◆ Provided records
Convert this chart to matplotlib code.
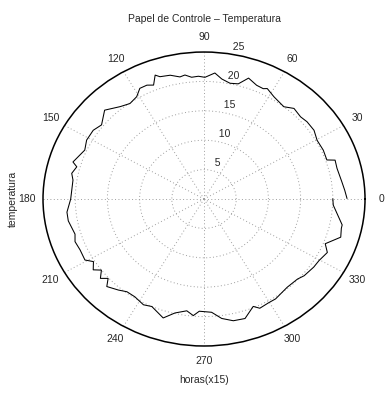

---

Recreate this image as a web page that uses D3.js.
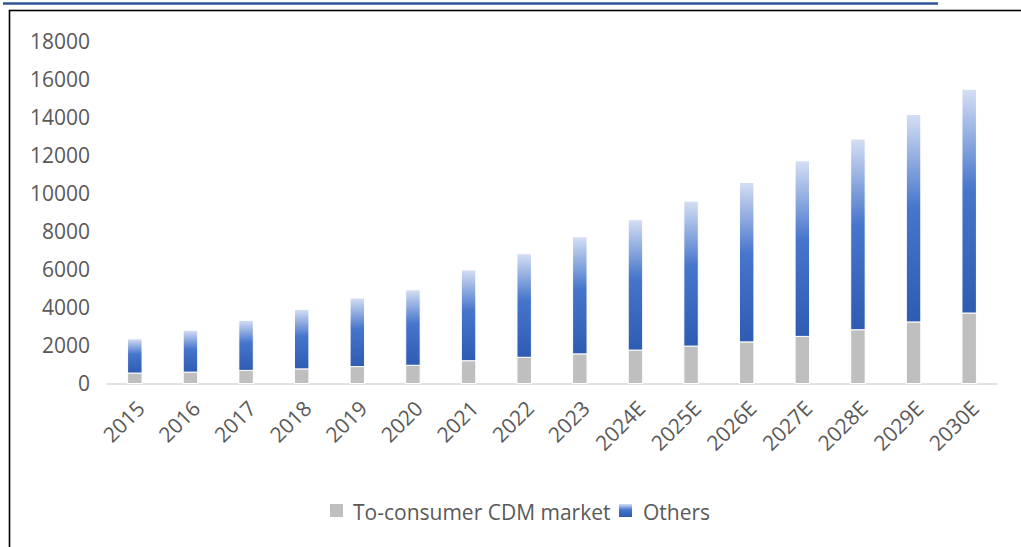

--

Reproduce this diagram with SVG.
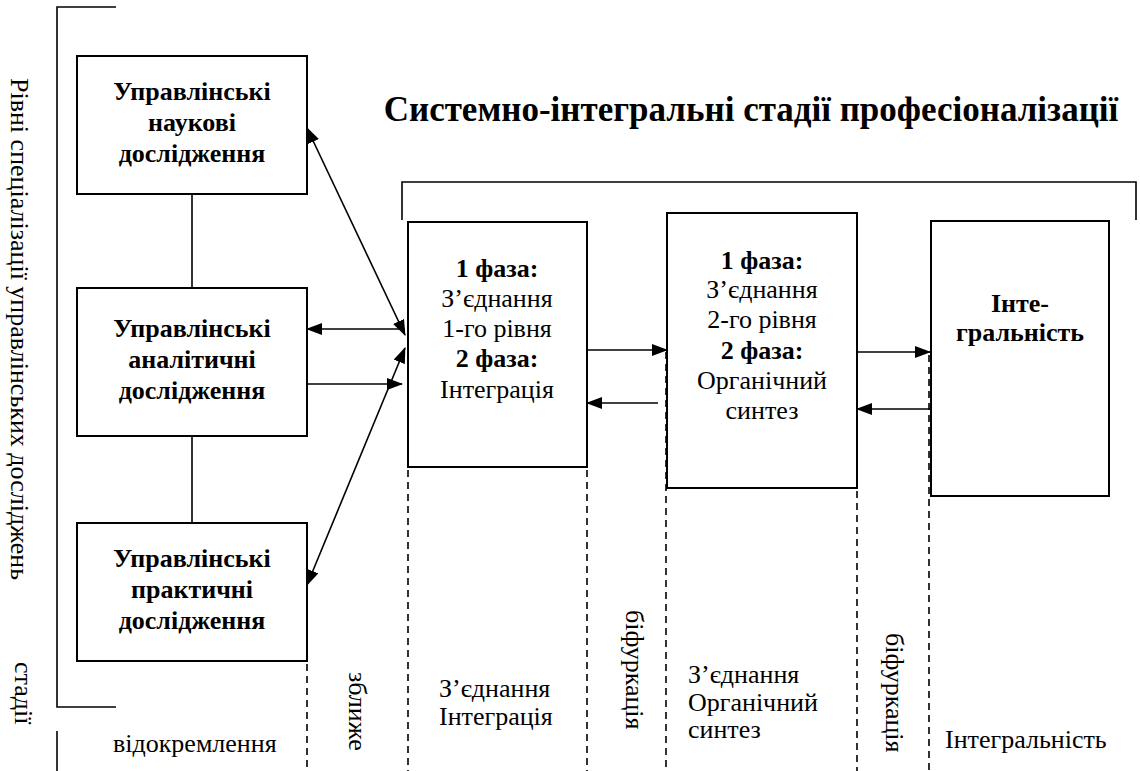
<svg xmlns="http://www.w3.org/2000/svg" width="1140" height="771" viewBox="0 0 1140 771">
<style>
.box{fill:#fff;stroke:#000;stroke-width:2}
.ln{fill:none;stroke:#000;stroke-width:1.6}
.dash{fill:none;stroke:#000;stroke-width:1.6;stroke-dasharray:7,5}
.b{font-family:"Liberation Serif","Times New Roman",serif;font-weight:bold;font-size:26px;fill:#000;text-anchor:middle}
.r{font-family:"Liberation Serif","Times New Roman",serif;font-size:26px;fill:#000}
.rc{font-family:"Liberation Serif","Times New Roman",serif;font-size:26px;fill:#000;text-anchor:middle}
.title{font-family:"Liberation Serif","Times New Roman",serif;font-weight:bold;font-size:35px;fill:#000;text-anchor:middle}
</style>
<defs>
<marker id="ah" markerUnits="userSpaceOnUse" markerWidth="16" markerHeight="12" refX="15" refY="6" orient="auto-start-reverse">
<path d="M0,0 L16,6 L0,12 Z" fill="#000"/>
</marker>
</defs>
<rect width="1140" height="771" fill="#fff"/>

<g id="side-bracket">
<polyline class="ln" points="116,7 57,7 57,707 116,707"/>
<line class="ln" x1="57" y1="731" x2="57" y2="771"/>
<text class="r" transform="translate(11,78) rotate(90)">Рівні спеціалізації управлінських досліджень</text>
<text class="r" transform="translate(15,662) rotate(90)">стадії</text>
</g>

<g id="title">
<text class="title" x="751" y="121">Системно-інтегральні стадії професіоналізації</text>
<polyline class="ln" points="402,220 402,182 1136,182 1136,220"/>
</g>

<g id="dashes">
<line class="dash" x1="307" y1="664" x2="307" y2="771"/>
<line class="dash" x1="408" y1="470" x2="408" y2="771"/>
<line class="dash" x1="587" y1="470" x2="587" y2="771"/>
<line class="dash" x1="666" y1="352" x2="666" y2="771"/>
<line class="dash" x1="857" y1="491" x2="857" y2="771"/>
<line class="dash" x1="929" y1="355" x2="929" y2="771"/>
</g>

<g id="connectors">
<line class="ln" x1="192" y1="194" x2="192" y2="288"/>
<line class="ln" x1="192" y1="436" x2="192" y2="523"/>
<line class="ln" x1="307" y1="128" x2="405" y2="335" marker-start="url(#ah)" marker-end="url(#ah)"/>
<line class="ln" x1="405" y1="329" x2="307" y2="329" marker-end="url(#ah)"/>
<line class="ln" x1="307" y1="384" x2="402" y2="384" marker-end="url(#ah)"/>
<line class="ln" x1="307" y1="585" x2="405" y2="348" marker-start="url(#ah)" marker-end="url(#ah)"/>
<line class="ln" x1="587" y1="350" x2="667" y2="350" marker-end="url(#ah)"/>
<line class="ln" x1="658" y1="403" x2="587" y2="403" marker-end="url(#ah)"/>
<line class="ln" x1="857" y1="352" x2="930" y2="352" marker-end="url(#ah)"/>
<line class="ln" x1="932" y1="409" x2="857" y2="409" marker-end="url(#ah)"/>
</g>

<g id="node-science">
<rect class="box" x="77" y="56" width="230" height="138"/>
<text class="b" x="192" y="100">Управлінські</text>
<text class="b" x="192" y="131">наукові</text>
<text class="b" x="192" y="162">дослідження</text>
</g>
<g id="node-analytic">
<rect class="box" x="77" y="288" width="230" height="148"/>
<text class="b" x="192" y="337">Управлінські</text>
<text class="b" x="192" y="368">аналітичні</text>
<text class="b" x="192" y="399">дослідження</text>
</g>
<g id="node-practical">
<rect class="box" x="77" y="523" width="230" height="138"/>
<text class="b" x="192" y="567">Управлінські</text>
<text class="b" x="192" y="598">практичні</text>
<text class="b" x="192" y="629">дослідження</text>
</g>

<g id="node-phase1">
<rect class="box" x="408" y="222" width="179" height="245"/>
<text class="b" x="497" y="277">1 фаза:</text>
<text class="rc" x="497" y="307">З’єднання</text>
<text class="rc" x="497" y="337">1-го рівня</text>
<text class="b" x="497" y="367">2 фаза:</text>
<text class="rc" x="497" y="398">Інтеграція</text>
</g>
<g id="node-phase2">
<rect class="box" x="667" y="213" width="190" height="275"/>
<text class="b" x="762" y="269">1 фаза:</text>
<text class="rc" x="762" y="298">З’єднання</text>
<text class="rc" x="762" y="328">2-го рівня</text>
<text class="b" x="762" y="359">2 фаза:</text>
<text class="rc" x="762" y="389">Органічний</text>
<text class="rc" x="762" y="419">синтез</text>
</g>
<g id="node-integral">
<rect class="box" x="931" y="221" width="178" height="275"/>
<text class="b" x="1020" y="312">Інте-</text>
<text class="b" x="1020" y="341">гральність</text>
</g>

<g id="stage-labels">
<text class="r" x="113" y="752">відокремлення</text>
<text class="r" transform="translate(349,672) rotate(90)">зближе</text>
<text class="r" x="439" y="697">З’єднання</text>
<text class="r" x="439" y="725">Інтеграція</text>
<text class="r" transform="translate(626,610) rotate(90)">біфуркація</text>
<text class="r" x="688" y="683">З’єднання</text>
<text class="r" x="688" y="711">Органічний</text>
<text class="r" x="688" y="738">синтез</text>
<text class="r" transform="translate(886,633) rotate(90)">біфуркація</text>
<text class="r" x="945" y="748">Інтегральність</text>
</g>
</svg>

◆ Aim
Report only how many lines in the entries contain "this".

◆ Task solution
3